(14 Ağustos 1915 tarihli ve Karargah-ı Umumi İstihbarat Şubesi’nden Matbuat Müdüriyeti’ne gönderilen yazıda düşmanın yoğun domdom kurşunu kullandığı, Arıburnu’ndaki Hilal- i Ahmer işaretli hastanelere on iki bomba atıldığı, dokuz neferin yeniden yaralandığı yer almaktadır. ‘Osmanlı Belgelerinde Çanakkale Muharebeleri, C.II, Ankara 2005, s.11’) Bu belgelere göre çeşitli tarihlerde olmak üzere Halil Paşa Çiftliği (düşman uçakları tarafından en çok bombalanan hastanelerden biridir), Ezine ve Çamburnu’ndaki (Çanakkale Harbine katılan Münim Mustafa, bu olayla ilgili olarak hatıralarında şu bilgileri veriyor: “Hatta bir gün baştan aşağı yaralılarla dolu olan ve düşmanın yaralı esirlerinin bulunduğu Çamburnu Hastanesi’nin bombardıman edilmesi üzerine bizim yaralılarımızla beraber, düşmanın yaralıları da beynelmilel hukuk esaslarını ihlal eden bu fecaatin kurbanları olmuştu. Bkz.Münim Mustafa, Cepheden Cepheye, İstanbul 1998,s 94.) hastanenin bombalanması, Arıburnu mıntıkasında hafif ve ağır yaralı hastaneleri civarına ve Çanakkale Merkez Hastanesi’ne bomba atılması, Soğandere civarındaki seyyar hastanelerin bombardıman edilmesi, Ağaderesi civarındaki ve Galata Köyü’ndeki hastaneye bomba atılması, Yalova Hastanesi’nin bombalanması, Havuzludere’deki hastanelerin bombalanması olayları yaşanmış idi.
Öte yandan Başkomutan vekili olarak bizzat Enver Paşa tarafından Hariciye Nezareti’ne gönderilen 10 Mayıs 1915 tarihli yazıdan anlaşıldığına göre İngilizler sabit balonlarının yardımıyla, Maydos (“Bu kasaba, orijinal savaş planında
ilk hedef alınan kent idi”. Grek Kerr, Kayıp Anzaklar, Çev.Melis Şengün, İstanbul 2009, s.179.) kasabasını ve bu sırada da Hilal-i Ahmer bayrağı çekilmiş bulunan hastaneyi bombardıman ederek otuz kadar yaralıyı şehit etmişlerdir. Hatta burada yatan yaralılar arasında İngilizler de bulunmaktadır. Liman Von Sanders, bu olayla ilgili olarak şu bilgileri verir: “Önceden mamur bir yer olan Maydos kasabası 29 Nisan günü İngilizler tarafından top ateşiyle yakıldı. Gemilerden atılan tahrip mermilerine kurban giden ilk bina yaralılarla ağzına kadar dolu olan mevki hastanesiydi. Hastanede çıkan yangının hızla yayılmasından dolayı bütün kurtarma teşebbüslerine rağmen kurban olan bir çok Türk yaralısı arasında yirmi beş kadar İngiliz yaralısı da ölmüştü”.

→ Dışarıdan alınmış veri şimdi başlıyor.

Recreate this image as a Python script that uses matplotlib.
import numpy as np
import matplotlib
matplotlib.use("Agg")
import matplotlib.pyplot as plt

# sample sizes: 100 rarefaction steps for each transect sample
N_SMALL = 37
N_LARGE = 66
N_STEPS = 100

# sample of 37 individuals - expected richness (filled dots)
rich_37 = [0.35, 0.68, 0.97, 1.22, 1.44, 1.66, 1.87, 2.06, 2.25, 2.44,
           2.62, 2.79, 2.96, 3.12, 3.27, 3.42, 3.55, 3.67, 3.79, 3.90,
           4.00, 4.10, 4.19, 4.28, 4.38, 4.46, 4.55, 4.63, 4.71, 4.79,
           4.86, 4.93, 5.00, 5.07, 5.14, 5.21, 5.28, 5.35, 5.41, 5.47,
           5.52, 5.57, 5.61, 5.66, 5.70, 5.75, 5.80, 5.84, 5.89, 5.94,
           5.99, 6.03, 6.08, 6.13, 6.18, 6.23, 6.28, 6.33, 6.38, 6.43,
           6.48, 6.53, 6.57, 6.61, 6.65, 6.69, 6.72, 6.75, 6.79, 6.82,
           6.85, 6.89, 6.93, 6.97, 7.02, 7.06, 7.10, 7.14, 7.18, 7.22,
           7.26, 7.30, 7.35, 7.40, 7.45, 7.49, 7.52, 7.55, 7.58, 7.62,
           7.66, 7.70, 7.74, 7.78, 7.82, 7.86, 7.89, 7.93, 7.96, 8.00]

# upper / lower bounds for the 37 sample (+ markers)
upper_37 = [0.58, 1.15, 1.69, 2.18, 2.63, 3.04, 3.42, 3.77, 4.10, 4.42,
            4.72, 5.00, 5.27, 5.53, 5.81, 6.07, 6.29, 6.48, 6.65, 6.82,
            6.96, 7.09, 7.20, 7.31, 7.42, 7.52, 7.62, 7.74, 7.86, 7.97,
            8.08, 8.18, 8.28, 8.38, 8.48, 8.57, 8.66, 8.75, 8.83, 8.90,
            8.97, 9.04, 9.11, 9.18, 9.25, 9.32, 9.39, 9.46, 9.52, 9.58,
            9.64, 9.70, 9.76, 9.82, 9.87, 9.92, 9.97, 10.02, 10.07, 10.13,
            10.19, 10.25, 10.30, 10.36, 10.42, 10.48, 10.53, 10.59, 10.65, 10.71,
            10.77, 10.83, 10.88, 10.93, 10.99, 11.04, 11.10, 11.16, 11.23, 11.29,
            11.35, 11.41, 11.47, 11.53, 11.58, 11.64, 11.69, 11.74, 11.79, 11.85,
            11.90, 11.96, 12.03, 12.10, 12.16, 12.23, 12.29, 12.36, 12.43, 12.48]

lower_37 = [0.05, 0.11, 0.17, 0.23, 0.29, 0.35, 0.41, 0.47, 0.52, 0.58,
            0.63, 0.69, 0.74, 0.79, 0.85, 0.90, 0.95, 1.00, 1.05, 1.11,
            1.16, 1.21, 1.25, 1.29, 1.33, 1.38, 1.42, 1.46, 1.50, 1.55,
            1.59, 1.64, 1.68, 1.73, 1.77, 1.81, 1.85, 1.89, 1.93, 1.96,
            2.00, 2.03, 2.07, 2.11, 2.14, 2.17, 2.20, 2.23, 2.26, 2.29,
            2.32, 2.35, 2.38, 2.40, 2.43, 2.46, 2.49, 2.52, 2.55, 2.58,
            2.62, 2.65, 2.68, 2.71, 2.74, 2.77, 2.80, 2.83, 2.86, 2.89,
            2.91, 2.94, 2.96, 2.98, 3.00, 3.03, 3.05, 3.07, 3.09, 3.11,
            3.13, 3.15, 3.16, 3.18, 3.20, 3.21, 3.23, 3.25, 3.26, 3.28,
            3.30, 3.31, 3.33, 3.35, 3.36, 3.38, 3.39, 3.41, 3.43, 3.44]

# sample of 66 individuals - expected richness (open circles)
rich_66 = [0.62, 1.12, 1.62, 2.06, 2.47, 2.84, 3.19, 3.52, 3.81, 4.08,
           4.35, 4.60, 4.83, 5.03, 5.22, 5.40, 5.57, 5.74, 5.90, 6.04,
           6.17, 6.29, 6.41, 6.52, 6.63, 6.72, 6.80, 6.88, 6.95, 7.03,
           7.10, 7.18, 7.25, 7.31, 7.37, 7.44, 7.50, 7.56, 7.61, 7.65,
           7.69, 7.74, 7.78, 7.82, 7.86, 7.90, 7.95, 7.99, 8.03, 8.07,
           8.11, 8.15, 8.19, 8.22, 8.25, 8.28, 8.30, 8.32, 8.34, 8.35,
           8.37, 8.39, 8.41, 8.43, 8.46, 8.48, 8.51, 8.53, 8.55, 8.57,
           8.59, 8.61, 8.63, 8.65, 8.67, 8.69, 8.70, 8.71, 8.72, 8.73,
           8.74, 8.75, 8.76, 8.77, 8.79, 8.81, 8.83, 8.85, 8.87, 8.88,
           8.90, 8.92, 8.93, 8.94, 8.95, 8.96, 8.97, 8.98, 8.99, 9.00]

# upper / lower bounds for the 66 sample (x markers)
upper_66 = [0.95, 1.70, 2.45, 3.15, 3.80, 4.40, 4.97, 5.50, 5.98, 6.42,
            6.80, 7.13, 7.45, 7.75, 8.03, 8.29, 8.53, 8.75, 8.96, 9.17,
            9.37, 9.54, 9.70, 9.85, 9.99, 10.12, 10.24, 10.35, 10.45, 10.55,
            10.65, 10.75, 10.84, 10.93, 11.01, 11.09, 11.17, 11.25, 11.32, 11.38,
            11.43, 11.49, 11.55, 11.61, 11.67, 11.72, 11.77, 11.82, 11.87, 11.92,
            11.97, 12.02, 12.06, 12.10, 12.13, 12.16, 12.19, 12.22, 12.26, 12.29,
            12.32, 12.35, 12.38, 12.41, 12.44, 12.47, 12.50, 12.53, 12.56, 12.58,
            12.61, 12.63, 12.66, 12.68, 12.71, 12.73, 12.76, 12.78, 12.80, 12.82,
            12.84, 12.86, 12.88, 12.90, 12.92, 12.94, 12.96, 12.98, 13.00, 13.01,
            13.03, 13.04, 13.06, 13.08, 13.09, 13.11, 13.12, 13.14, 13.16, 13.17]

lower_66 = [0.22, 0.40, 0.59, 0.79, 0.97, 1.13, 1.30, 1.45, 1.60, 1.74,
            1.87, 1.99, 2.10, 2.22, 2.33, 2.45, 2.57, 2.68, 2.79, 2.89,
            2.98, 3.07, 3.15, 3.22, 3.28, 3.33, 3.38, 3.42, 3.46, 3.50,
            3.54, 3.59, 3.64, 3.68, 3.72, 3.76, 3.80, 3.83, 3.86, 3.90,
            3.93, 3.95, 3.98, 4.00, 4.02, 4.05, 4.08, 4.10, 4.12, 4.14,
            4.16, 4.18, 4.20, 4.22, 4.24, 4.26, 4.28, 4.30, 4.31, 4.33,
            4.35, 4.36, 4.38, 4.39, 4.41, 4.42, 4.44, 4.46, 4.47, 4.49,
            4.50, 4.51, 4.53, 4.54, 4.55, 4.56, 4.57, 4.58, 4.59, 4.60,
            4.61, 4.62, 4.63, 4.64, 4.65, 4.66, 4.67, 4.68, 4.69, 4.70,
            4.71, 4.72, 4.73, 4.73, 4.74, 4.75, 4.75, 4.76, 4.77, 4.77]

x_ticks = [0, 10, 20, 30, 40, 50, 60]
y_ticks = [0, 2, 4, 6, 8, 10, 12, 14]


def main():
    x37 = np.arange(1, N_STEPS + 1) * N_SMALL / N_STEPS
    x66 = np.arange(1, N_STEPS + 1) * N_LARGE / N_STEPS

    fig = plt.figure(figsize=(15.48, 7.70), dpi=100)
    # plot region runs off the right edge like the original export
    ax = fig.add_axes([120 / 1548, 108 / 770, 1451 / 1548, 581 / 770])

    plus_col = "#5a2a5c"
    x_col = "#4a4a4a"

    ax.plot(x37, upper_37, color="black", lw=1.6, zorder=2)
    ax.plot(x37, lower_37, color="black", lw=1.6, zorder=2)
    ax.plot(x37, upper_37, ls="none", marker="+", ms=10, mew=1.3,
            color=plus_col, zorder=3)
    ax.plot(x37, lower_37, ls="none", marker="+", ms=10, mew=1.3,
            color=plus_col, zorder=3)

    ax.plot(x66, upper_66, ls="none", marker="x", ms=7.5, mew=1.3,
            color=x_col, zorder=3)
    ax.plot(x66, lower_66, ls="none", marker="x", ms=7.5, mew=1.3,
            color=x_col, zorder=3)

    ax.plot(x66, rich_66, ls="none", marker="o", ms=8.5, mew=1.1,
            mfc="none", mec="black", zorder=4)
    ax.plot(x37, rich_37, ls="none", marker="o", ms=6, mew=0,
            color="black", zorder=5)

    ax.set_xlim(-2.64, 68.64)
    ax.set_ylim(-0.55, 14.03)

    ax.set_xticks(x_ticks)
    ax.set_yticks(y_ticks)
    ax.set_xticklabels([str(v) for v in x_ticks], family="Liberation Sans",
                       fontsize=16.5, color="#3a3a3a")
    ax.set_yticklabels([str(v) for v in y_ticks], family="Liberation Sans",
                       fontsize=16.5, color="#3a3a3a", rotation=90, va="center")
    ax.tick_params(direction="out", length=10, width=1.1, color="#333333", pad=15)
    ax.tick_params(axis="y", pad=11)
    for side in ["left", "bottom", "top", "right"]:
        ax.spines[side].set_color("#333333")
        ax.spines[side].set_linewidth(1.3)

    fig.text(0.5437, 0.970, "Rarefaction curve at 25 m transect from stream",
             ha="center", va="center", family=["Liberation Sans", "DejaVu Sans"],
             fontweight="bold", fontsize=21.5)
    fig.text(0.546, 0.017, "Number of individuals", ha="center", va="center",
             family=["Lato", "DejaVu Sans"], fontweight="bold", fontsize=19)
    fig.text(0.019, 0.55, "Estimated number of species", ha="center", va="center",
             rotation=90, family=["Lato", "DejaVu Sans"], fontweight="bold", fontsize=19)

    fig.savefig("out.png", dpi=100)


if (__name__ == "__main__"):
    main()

Bu noktada dikkat çeken en önemli husus düşmandan elde edilen bir “günlük emir”de özellikle hastane ve sargı merkezlerine atış yapılmasının tavsiye edilmesi hususudur. Nitekim Osmanlı Devleti’nin Hariciye Nezareti vasıtasıyla ve Amerika Sefareti kanalıyla İngiltere’yi protestolarının ardından gönderilen bir yazıda bu defa düşman uçaklarının yine üzerinde Hilal-i Ahmer işareti bulunan Akbaş Tekkesi hastane çadırlarını bombayla tahrip ettiği ve dört defa bu şekilde hukuk dışı muamele icra eden düşmanın elde edilen bir “günlük emri”nde özellikle hastanelerin bombalanmasının istendiği bildirilmekte ve bu durumun devam etmesihalinde düşman esirleri hakkında gerekenin yapılacağının İngiltere ve Fransa’ya bildirilmesi istenmektedir.